The students were participants of the Junior Achievement (JA) company program, which gives high school students the opportunity to learn and apply business skills by having them create and operate an actual business enterprise.

The team that came out of the four-month program, hosted at the Surrey Little Theatre at 7027 184 Street, raised $1,790 for the Canadian Scholarship Society (CSS).

The program runs the full gamut of creating a business. The students elect presidents and vice-presidents, conduct market research, raise capital by selling shares of their company to investors and sell their product.

“It’s different from a school experience,” said 15-year-old Arman Turna. “We learn things about business at school, but we don’t learn to apply them in a real world situation. The Junior Achievement program gives us the opportunity to put those business skills to use.”

At the end of the program, the profits made are divided between shareholders and a charity of the students’ choosing.

“In this particular case, 70 per cent of the profits went to the [scholarship] society and 30 per cent went to the shareholders as dividends,” said JA mentor Tom Taylor.

After evaluating their market, the students decided upon a product: smartwatches. They sold 100 units in three weeks. You may have seen the JA students at the Cloverdale Flea Market or another local community event, selling their wares.

The one issue that the JA students ran into? They sold too many shares.

“They were overfunded,” said Taylor. “That never happens.

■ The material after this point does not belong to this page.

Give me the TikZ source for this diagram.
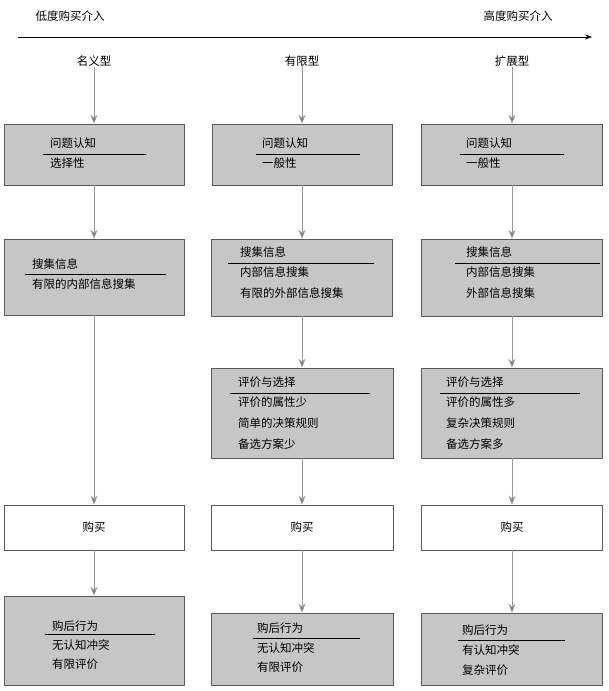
\documentclass[tikz,border=0pt]{standalone}
\usepackage{fontspec}
\setmainfont{Noto Sans CJK SC}
\usetikzlibrary{arrows.meta}
\begin{document}
\begin{tikzpicture}[x=1pt,y=-1pt,
  gbox/.style={draw=gray!70!black,fill=gray!45,line width=0.6pt},
  wbox/.style={draw=gray!70!black,fill=white,line width=0.6pt},
  txt/.style={anchor=west,inner sep=0pt,font=\fontsize{11.5}{13}\selectfont},
  ctxt/.style={inner sep=0pt,font=\fontsize{11.5}{13}\selectfont},
  flow/.style={draw=gray!80,line width=0.8pt,-{Stealth[length=9pt,width=7pt,fill=gray!90!black]}},
  rule/.style={line width=0.7pt}]
\useasboundingbox (0,0) rectangle (609,691);
% top
\node[ctxt] (lo) at (70,16) {低度购买介入};
\node[ctxt] (hi) at (518,16) {高度购买介入};
\coordinate (as) at (18,37); \coordinate (ae) at (592,37);
\draw[line width=0.6pt,-{Stealth[length=7pt,width=5pt]}] (as) -- (ae);
% column labels
\node[ctxt] (l1) at (94,61) {名义型};
\node[ctxt] (l2) at (302,61) {有限型};
\node[ctxt] (l3) at (512,61) {扩展型};
% boxes col1
\node[gbox,minimum width=180,minimum height=61] (a1) at (94,154.5) {};
\node[gbox,minimum width=180,minimum height=76] (a2) at (94,277) {};
\node[wbox,minimum width=180,minimum height=45] (a4) at (94,527.5) {};
\node[gbox,minimum width=180,minimum height=89] (a5) at (94,640.5) {};
% col2
\node[gbox,minimum width=180,minimum height=61] (b1) at (302,154.5) {};
\node[gbox,minimum width=181,minimum height=77] (b2) at (302,277.5) {};
\node[gbox,minimum width=182,minimum height=90] (b3) at (302,413) {};
\node[wbox,minimum width=182,minimum height=45] (b4) at (302,527.5) {};
\node[gbox,minimum width=182,minimum height=72] (b5) at (302,649) {};
% col3
\node[gbox,minimum width=181,minimum height=61] (c1) at (512,154.5) {};
\node[gbox,minimum width=181,minimum height=77] (c2) at (512,277.5) {};
\node[gbox,minimum width=181,minimum height=90] (c3) at (512,413) {};
\node[wbox,minimum width=181,minimum height=45] (c4) at (512,527.5) {};
\node[gbox,minimum width=181,minimum height=72] (c5) at (512,649) {};
% arrows
\draw[flow] (l1) -- (a1); \draw[flow] (a1) -- (a2); \draw[flow] (a2) -- (a4); \draw[flow] (a4) -- (a5);
\draw[flow] (l2) -- (b1); \draw[flow] (b1) -- (b2); \draw[flow] (b2) -- (b3); \draw[flow] (b3) -- (b4); \draw[flow] (b4) -- (b5);
\draw[flow] (l3) -- (c1); \draw[flow] (c1) -- (c2); \draw[flow] (c2) -- (c3); \draw[flow] (c3) -- (c4); \draw[flow] (c4) -- (c5);
% col1 texts
\node[txt] (t1) at (50,143) {问题认知}; \draw[rule] (43,154) -- (146,154); \node[txt] (t2) at (50,163) {选择性};
\node[txt] (t3) at (32,264) {搜集信息}; \draw[rule] (25,274) -- (166,274); \node[txt] (t4) at (32,284) {有限的内部信息搜集};
\node[ctxt] (t5) at (94,527) {购买};
\node[txt] (t6) at (52,626) {购后行为}; \draw[rule] (45,634) -- (155,634);
\node[txt] (t7) at (52,645) {无认知冲突}; \node[txt] (t8) at (52,664) {有限评价};
% col2 texts
\node[txt] (u1) at (262,143) {问题认知}; \draw[rule] (256,154) -- (360,154); \node[txt] (u2) at (262,163) {一般性};
\node[txt] (u3) at (240,252) {搜集信息}; \draw[rule] (228,263) -- (374,263);
\node[txt] (u4) at (240,272) {内部信息搜集}; \node[txt] (u5) at (240,293) {有限的外部信息搜集};
\node[txt] (u6) at (238,382) {评价与选择}; \draw[rule] (230,393) -- (370,393);
\node[txt] (u7) at (238,402) {评价的属性少}; \node[txt] (u8) at (238,423) {简单的决策规则}; \node[txt] (u9) at (238,444) {备选方案少};
\node[ctxt] (u10) at (302,527) {购买};
\node[txt] (u11) at (257,628) {购后行为}; \draw[rule] (253,638) -- (360,638);
\node[txt] (u12) at (257,648) {无认知冲突}; \node[txt] (u13) at (257,667) {有限评价};
% col3 texts
\node[txt] (v1) at (466,143) {问题认知}; \draw[rule] (460,154) -- (564,154); \node[txt] (v2) at (466,163) {一般性};
\node[txt] (v3) at (466,252) {搜集信息}; \draw[rule] (455,263) -- (600,263);
\node[txt] (v4) at (466,272) {内部信息搜集}; \node[txt] (v5) at (466,293) {外部信息搜集};
\node[txt] (v6) at (446,382) {评价与选择}; \draw[rule] (440,393) -- (580,393);
\node[txt] (v7) at (446,402) {评价的属性多}; \node[txt] (v8) at (446,423) {复杂决策规则}; \node[txt] (v9) at (446,444) {备选方案多};
\node[ctxt] (v10) at (512,527) {购买};
\node[txt] (v11) at (462,630) {购后行为}; \draw[rule] (458,640) -- (565,640);
\node[txt] (v12) at (462,650) {有认知冲突}; \node[txt] (v13) at (462,670) {复杂评价};
\end{tikzpicture}
\end{document}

They got a little too carried away, it’s a good thing.”

“It diluted the return to the shareholders,” mentor John Wallace explained. “So instead of making a 28 per cent return instead of 20. Now, if I promised you a 20 per cent return in six weeks, I think you’d be sitting here talking to me. It’s still great. It’s fabulous.”

After paying dividends to shareholders, the group decided to support the Canadian Scholarship Society with their remaining profits.

They made the decision “because Junior Achievement gave us the opportunity to learn something new and the Canadian Scholarship Society does something similar,” according to Turna.

“They give the opportunity for underprivileged students to attend post-secondary, who should get the opportunity that we’re getting,” he said.

“One hundred per cent of donations go directly to the students,” said CSS secretary Susan Marles.

“We’ve spent it already,” said CSS president Roman Terlecki. “We have a student who wants to become an engineer. He comes from a home that is struggling and he may not have been able to afford to go to university without this support.”

The JA program will return to Surrey next year. Taylor said that they were looking at running it at Semiahmoo Secondary and Southridge School in South Surrey, and again at Surrey Little Theatre, inviting students from both the Surrey and Langley school districts for a free enterprise program.